>>>>
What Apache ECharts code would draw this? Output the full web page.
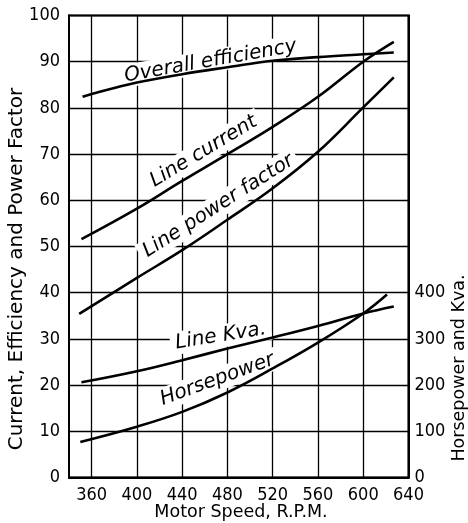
<!DOCTYPE html>
<html><head><meta charset="utf-8">
<script src="https://cdn.jsdelivr.net/npm/echarts@6/dist/echarts.min.js"></script>
<style>html,body{margin:0;padding:0;background:#fff}#c{width:468px;height:523px}</style>
</head><body><div id="c"></div>
<script>
// Tick labels
const xTicks = [360, 400, 440, 480, 520, 560, 600, 640];
const rightTicks = [0, 100, 200, 300, 400];
// Series (rpm, value)
const efficiency = [[352,82.4],[360,83.0],[380,84.3],[400,85.5],[440,87.3],[480,88.8],[520,90.2],[560,91.0],[600,91.6],[627,92.0]];
const lineCurrent = [[351,51.6],[400,58.2],[440,64.2],[480,70.0],[520,75.9],[560,82.4],[600,90.0],[627,94.3]];
const powerFactor = [[349,35.4],[400,43.2],[440,49.2],[480,55.8],[520,62.6],[560,70.5],[600,80.1],[627,86.6]];
const lineKva = [[351,206],[400,230],[440,254],[480,279],[520,303],[560,328],[600,355],[627,370]];
const horsepower = [[350,77],[400,110],[440,142],[480,184],[520,236],[560,292],[600,355],[621,396]];
// Curve names
const curveNames = ['Overall efficiency', 'Line current', 'Line power factor', 'Line Kva.', 'Horsepower'];

const FONT = 'DejaVu Sans';
const TICKFONT = '"DejaVu Sans Condensed", "Liberation Sans Narrow", "DejaVu Sans"';
const chart = echarts.init(document.getElementById('c'), null, {renderer: 'canvas'});

function curveLabel(name, coord, rot) {
  return {
    symbol: 'circle', symbolSize: 0, silent: true, z: 2,
    data: [{
      coord: coord,
      label: {
        show: true, position: 'inside', formatter: name, rotate: rot,
        fontFamily: FONT, fontStyle: 'italic', fontSize: 20, color: '#000',
        backgroundColor: '#fff', padding: [1, 5], lineHeight: 21
      }
    }]
  };
}

function lineSeries(data, yIdx, mp) {
  return {
    type: 'line', data: data, yAxisIndex: yIdx, smooth: 0.4, showSymbol: false,
    lineStyle: {color: '#000', width: 2.6}, z: 3, markPoint: mp, animation: false
  };
}

chart.setOption({
  animation: false,
  grid: {left: 69, right: 59.5, top: 15.5, bottom: 45.5, show: true, borderColor: '#000', borderWidth: 2},
  xAxis: {
    type: 'value', min: 340, max: 640, interval: 20,
    axisLine: {show: true, lineStyle: {color: '#000', width: 2}},
    axisTick: {show: false},
    axisLabel: {color: '#000', fontFamily: TICKFONT, fontSize: 18, margin: 9,
      formatter: v => xTicks.includes(v) ? String(v) : ''},
    splitLine: {show: true, lineStyle: {color: ['transparent', '#000'], width: 1.3}}
  },
  yAxis: [{
    type: 'value', min: 0, max: 100, interval: 10,
    axisLine: {show: true, lineStyle: {color: '#000', width: 2}},
    axisTick: {show: false},
    axisLabel: {color: '#000', fontFamily: TICKFONT, fontSize: 18, margin: 9},
    splitLine: {show: true, lineStyle: {color: '#000', width: 1.3}}
  }, {
    type: 'value', min: 0, max: 1000, interval: 100, position: 'right',
    axisLine: {show: true, lineStyle: {color: '#000', width: 2}},
    axisTick: {show: false},
    axisLabel: {color: '#000', fontFamily: TICKFONT, fontSize: 18, margin: 6,
      formatter: v => rightTicks.includes(v) ? String(v) : ''},
    splitLine: {show: false}
  }],
  graphic: [
    {type: 'text', x: 17, y: 269, rotation: Math.PI / 2,
     style: {text: 'Current, Efficiency and Power Factor', font: '20px "DejaVu Sans"', fill: '#000', textAlign: 'center', textVerticalAlign: 'middle'}},
    {type: 'text', x: 241, y: 512,
     style: {text: 'Motor Speed, R.P.M.', font: '17.5px "DejaVu Sans"', fill: '#000', textAlign: 'center', textVerticalAlign: 'middle'}},
    {type: 'text', x: 459, y: 368, rotation: Math.PI / 2,
     style: {text: 'Horsepower and Kva.', font: '17.5px "DejaVu Sans"', fill: '#000', textAlign: 'center', textVerticalAlign: 'middle'}}
  ],
  series: [
    lineSeries(efficiency, 0, curveLabel(curveNames[0], [465, 90.1], 10)),
    lineSeries(lineCurrent, 0, curveLabel(curveNames[1], [459, 70.6], 31)),
    lineSeries(powerFactor, 0, curveLabel(curveNames[2], [472, 58.8], 32.5)),
    lineSeries(lineKva, 1, curveLabel(curveNames[3], [474, 306], 9)),
    lineSeries(horsepower, 1, curveLabel(curveNames[4], [471, 212], 20))
  ]
});
</script></body></html>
<<<<
#### TASK INSTRUCTIONS:
All of the lines above should be retyped precisely, apart from the pictures.

#### RESPONSE TO THIS TASK:
What Apache ECharts code would draw this? Output the full web page.
<!DOCTYPE html>
<html><head><meta charset="utf-8">
<script src="https://cdn.jsdelivr.net/npm/echarts@6/dist/echarts.min.js"></script>
<style>html,body{margin:0;padding:0;background:#fff}#c{width:468px;height:523px}</style>
</head><body><div id="c"></div>
<script>
// Tick labels
const xTicks = [360, 400, 440, 480, 520, 560, 600, 640];
const rightTicks = [0, 100, 200, 300, 400];
// Series (rpm, value)
const efficiency = [[352,82.4],[360,83.0],[380,84.3],[400,85.5],[440,87.3],[480,88.8],[520,90.2],[560,91.0],[600,91.6],[627,92.0]];
const lineCurrent = [[351,51.6],[400,58.2],[440,64.2],[480,70.0],[520,75.9],[560,82.4],[600,90.0],[627,94.3]];
const powerFactor = [[349,35.4],[400,43.2],[440,49.2],[480,55.8],[520,62.6],[560,70.5],[600,80.1],[627,86.6]];
const lineKva = [[351,206],[400,230],[440,254],[480,279],[520,303],[560,328],[600,355],[627,370]];
const horsepower = [[350,77],[400,110],[440,142],[480,184],[520,236],[560,292],[600,355],[621,396]];
// Curve names
const curveNames = ['Overall efficiency', 'Line current', 'Line power factor', 'Line Kva.', 'Horsepower'];

const FONT = 'DejaVu Sans';
const TICKFONT = '"DejaVu Sans Condensed", "Liberation Sans Narrow", "DejaVu Sans"';
const chart = echarts.init(document.getElementById('c'), null, {renderer: 'canvas'});

function curveLabel(name, coord, rot) {
  return {
    symbol: 'circle', symbolSize: 0, silent: true, z: 2,
    data: [{
      coord: coord,
      label: {
        show: true, position: 'inside', formatter: name, rotate: rot,
        fontFamily: FONT, fontStyle: 'italic', fontSize: 20, color: '#000',
        backgroundColor: '#fff', padding: [1, 5], lineHeight: 21
      }
    }]
  };
}

function lineSeries(data, yIdx, mp) {
  return {
    type: 'line', data: data, yAxisIndex: yIdx, smooth: 0.4, showSymbol: false,
    lineStyle: {color: '#000', width: 2.6}, z: 3, markPoint: mp, animation: false
  };
}

chart.setOption({
  animation: false,
  grid: {left: 69, right: 59.5, top: 15.5, bottom: 45.5, show: true, borderColor: '#000', borderWidth: 2},
  xAxis: {
    type: 'value', min: 340, max: 640, interval: 20,
    axisLine: {show: true, lineStyle: {color: '#000', width: 2}},
    axisTick: {show: false},
    axisLabel: {color: '#000', fontFamily: TICKFONT, fontSize: 18, margin: 9,
      formatter: v => xTicks.includes(v) ? String(v) : ''},
    splitLine: {show: true, lineStyle: {color: ['transparent', '#000'], width: 1.3}}
  },
  yAxis: [{
    type: 'value', min: 0, max: 100, interval: 10,
    axisLine: {show: true, lineStyle: {color: '#000', width: 2}},
    axisTick: {show: false},
    axisLabel: {color: '#000', fontFamily: TICKFONT, fontSize: 18, margin: 9},
    splitLine: {show: true, lineStyle: {color: '#000', width: 1.3}}
  }, {
    type: 'value', min: 0, max: 1000, interval: 100, position: 'right',
    axisLine: {show: true, lineStyle: {color: '#000', width: 2}},
    axisTick: {show: false},
    axisLabel: {color: '#000', fontFamily: TICKFONT, fontSize: 18, margin: 6,
      formatter: v => rightTicks.includes(v) ? String(v) : ''},
    splitLine: {show: false}
  }],
  graphic: [
    {type: 'text', x: 17, y: 269, rotation: Math.PI / 2,
     style: {text: 'Current, Efficiency and Power Factor', font: '20px "DejaVu Sans"', fill: '#000', textAlign: 'center', textVerticalAlign: 'middle'}},
    {type: 'text', x: 241, y: 512,
     style: {text: 'Motor Speed, R.P.M.', font: '17.5px "DejaVu Sans"', fill: '#000', textAlign: 'center', textVerticalAlign: 'middle'}},
    {type: 'text', x: 459, y: 368, rotation: Math.PI / 2,
     style: {text: 'Horsepower and Kva.', font: '17.5px "DejaVu Sans"', fill: '#000', textAlign: 'center', textVerticalAlign: 'middle'}}
  ],
  series: [
    lineSeries(efficiency, 0, curveLabel(curveNames[0], [465, 90.1], 10)),
    lineSeries(lineCurrent, 0, curveLabel(curveNames[1], [459, 70.6], 31)),
    lineSeries(powerFactor, 0, curveLabel(curveNames[2], [472, 58.8], 32.5)),
    lineSeries(lineKva, 1, curveLabel(curveNames[3], [474, 306], 9)),
    lineSeries(horsepower, 1, curveLabel(curveNames[4], [471, 212], 20))
  ]
});
</script></body></html>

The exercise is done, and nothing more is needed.